** MATERIAL PROVIDED **

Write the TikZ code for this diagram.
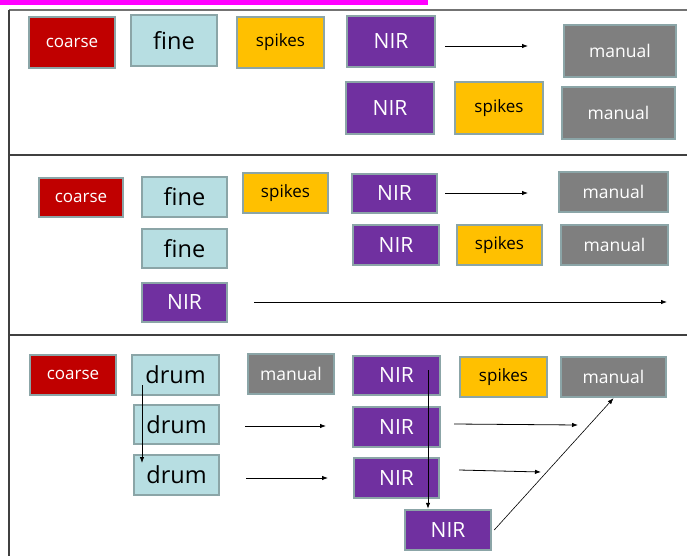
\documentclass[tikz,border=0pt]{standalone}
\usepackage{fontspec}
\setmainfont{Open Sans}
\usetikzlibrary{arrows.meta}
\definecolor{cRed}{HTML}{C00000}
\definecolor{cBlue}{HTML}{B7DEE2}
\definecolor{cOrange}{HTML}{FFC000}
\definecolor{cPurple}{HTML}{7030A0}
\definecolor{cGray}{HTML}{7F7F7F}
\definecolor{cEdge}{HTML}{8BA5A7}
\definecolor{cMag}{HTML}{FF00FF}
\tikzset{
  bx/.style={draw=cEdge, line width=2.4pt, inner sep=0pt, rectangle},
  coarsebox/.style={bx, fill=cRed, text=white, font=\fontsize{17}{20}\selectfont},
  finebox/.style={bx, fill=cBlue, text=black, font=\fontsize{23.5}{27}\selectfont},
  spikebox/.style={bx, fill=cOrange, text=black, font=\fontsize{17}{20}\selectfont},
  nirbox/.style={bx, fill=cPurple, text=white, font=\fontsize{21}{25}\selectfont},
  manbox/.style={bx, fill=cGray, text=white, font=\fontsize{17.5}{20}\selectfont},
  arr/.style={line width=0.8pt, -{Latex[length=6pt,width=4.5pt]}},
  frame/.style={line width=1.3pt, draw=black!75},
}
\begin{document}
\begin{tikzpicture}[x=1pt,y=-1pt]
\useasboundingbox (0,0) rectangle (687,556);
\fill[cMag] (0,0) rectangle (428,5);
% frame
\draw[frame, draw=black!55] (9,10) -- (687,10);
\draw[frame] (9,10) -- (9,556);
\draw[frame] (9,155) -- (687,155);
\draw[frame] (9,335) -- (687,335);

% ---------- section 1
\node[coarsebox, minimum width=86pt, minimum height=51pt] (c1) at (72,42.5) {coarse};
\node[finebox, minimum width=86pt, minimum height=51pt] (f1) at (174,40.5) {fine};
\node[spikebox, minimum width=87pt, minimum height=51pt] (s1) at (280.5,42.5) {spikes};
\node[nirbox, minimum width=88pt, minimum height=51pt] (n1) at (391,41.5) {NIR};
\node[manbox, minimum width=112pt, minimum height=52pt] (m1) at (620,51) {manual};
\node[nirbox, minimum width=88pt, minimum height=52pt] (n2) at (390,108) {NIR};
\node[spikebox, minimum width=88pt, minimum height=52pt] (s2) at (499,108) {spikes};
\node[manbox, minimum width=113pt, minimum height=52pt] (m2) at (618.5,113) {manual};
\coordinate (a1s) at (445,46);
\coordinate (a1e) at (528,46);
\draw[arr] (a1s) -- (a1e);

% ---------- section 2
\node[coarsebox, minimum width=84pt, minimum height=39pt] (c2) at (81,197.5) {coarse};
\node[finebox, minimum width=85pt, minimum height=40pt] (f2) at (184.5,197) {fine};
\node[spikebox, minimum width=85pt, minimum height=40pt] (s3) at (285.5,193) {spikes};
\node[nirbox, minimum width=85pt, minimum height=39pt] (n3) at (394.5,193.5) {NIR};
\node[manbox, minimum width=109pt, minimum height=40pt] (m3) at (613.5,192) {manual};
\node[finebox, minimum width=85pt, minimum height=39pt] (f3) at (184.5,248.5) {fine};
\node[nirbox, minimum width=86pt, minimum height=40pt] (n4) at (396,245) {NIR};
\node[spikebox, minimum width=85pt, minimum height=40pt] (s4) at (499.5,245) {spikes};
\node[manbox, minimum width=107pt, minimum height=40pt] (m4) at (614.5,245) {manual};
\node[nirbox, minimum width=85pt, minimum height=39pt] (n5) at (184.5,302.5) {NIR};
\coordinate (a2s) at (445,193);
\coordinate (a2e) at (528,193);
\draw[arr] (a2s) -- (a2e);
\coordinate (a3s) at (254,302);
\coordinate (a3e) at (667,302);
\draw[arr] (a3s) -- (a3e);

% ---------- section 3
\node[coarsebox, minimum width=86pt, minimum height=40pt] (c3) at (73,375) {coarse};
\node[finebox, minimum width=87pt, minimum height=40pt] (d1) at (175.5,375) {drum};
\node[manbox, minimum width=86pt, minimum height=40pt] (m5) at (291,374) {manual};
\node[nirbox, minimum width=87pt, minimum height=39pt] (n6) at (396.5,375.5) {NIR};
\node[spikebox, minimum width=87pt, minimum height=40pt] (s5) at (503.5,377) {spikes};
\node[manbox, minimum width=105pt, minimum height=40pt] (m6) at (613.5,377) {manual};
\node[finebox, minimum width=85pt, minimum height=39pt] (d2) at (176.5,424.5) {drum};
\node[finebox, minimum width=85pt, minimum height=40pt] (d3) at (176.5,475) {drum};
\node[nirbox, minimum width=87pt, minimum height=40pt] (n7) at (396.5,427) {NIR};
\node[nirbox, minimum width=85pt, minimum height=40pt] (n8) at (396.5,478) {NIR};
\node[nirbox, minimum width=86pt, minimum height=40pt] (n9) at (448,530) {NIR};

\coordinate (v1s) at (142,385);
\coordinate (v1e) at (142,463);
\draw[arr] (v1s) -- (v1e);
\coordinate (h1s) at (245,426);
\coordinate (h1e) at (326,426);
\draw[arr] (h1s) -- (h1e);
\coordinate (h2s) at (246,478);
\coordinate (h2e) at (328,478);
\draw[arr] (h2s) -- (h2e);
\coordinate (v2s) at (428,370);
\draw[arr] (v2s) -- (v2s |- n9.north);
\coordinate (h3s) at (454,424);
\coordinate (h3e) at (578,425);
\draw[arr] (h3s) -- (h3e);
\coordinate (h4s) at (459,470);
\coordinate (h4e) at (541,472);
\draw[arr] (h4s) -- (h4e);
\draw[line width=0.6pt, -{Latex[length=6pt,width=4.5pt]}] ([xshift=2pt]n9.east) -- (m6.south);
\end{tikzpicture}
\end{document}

** WHAT IS NEEDED **
Repeat the lines above exactly, and keep every picture out.

** ANSWER IN FULL **
Write the TikZ code for this diagram.
\documentclass[tikz,border=0pt]{standalone}
\usepackage{fontspec}
\setmainfont{Open Sans}
\usetikzlibrary{arrows.meta}
\definecolor{cRed}{HTML}{C00000}
\definecolor{cBlue}{HTML}{B7DEE2}
\definecolor{cOrange}{HTML}{FFC000}
\definecolor{cPurple}{HTML}{7030A0}
\definecolor{cGray}{HTML}{7F7F7F}
\definecolor{cEdge}{HTML}{8BA5A7}
\definecolor{cMag}{HTML}{FF00FF}
\tikzset{
  bx/.style={draw=cEdge, line width=2.4pt, inner sep=0pt, rectangle},
  coarsebox/.style={bx, fill=cRed, text=white, font=\fontsize{17}{20}\selectfont},
  finebox/.style={bx, fill=cBlue, text=black, font=\fontsize{23.5}{27}\selectfont},
  spikebox/.style={bx, fill=cOrange, text=black, font=\fontsize{17}{20}\selectfont},
  nirbox/.style={bx, fill=cPurple, text=white, font=\fontsize{21}{25}\selectfont},
  manbox/.style={bx, fill=cGray, text=white, font=\fontsize{17.5}{20}\selectfont},
  arr/.style={line width=0.8pt, -{Latex[length=6pt,width=4.5pt]}},
  frame/.style={line width=1.3pt, draw=black!75},
}
\begin{document}
\begin{tikzpicture}[x=1pt,y=-1pt]
\useasboundingbox (0,0) rectangle (687,556);
\fill[cMag] (0,0) rectangle (428,5);
% frame
\draw[frame, draw=black!55] (9,10) -- (687,10);
\draw[frame] (9,10) -- (9,556);
\draw[frame] (9,155) -- (687,155);
\draw[frame] (9,335) -- (687,335);

% ---------- section 1
\node[coarsebox, minimum width=86pt, minimum height=51pt] (c1) at (72,42.5) {coarse};
\node[finebox, minimum width=86pt, minimum height=51pt] (f1) at (174,40.5) {fine};
\node[spikebox, minimum width=87pt, minimum height=51pt] (s1) at (280.5,42.5) {spikes};
\node[nirbox, minimum width=88pt, minimum height=51pt] (n1) at (391,41.5) {NIR};
\node[manbox, minimum width=112pt, minimum height=52pt] (m1) at (620,51) {manual};
\node[nirbox, minimum width=88pt, minimum height=52pt] (n2) at (390,108) {NIR};
\node[spikebox, minimum width=88pt, minimum height=52pt] (s2) at (499,108) {spikes};
\node[manbox, minimum width=113pt, minimum height=52pt] (m2) at (618.5,113) {manual};
\coordinate (a1s) at (445,46);
\coordinate (a1e) at (528,46);
\draw[arr] (a1s) -- (a1e);

% ---------- section 2
\node[coarsebox, minimum width=84pt, minimum height=39pt] (c2) at (81,197.5) {coarse};
\node[finebox, minimum width=85pt, minimum height=40pt] (f2) at (184.5,197) {fine};
\node[spikebox, minimum width=85pt, minimum height=40pt] (s3) at (285.5,193) {spikes};
\node[nirbox, minimum width=85pt, minimum height=39pt] (n3) at (394.5,193.5) {NIR};
\node[manbox, minimum width=109pt, minimum height=40pt] (m3) at (613.5,192) {manual};
\node[finebox, minimum width=85pt, minimum height=39pt] (f3) at (184.5,248.5) {fine};
\node[nirbox, minimum width=86pt, minimum height=40pt] (n4) at (396,245) {NIR};
\node[spikebox, minimum width=85pt, minimum height=40pt] (s4) at (499.5,245) {spikes};
\node[manbox, minimum width=107pt, minimum height=40pt] (m4) at (614.5,245) {manual};
\node[nirbox, minimum width=85pt, minimum height=39pt] (n5) at (184.5,302.5) {NIR};
\coordinate (a2s) at (445,193);
\coordinate (a2e) at (528,193);
\draw[arr] (a2s) -- (a2e);
\coordinate (a3s) at (254,302);
\coordinate (a3e) at (667,302);
\draw[arr] (a3s) -- (a3e);

% ---------- section 3
\node[coarsebox, minimum width=86pt, minimum height=40pt] (c3) at (73,375) {coarse};
\node[finebox, minimum width=87pt, minimum height=40pt] (d1) at (175.5,375) {drum};
\node[manbox, minimum width=86pt, minimum height=40pt] (m5) at (291,374) {manual};
\node[nirbox, minimum width=87pt, minimum height=39pt] (n6) at (396.5,375.5) {NIR};
\node[spikebox, minimum width=87pt, minimum height=40pt] (s5) at (503.5,377) {spikes};
\node[manbox, minimum width=105pt, minimum height=40pt] (m6) at (613.5,377) {manual};
\node[finebox, minimum width=85pt, minimum height=39pt] (d2) at (176.5,424.5) {drum};
\node[finebox, minimum width=85pt, minimum height=40pt] (d3) at (176.5,475) {drum};
\node[nirbox, minimum width=87pt, minimum height=40pt] (n7) at (396.5,427) {NIR};
\node[nirbox, minimum width=85pt, minimum height=40pt] (n8) at (396.5,478) {NIR};
\node[nirbox, minimum width=86pt, minimum height=40pt] (n9) at (448,530) {NIR};

\coordinate (v1s) at (142,385);
\coordinate (v1e) at (142,463);
\draw[arr] (v1s) -- (v1e);
\coordinate (h1s) at (245,426);
\coordinate (h1e) at (326,426);
\draw[arr] (h1s) -- (h1e);
\coordinate (h2s) at (246,478);
\coordinate (h2e) at (328,478);
\draw[arr] (h2s) -- (h2e);
\coordinate (v2s) at (428,370);
\draw[arr] (v2s) -- (v2s |- n9.north);
\coordinate (h3s) at (454,424);
\coordinate (h3e) at (578,425);
\draw[arr] (h3s) -- (h3e);
\coordinate (h4s) at (459,470);
\coordinate (h4e) at (541,472);
\draw[arr] (h4s) -- (h4e);
\draw[line width=0.6pt, -{Latex[length=6pt,width=4.5pt]}] ([xshift=2pt]n9.east) -- (m6.south);
\end{tikzpicture}
\end{document}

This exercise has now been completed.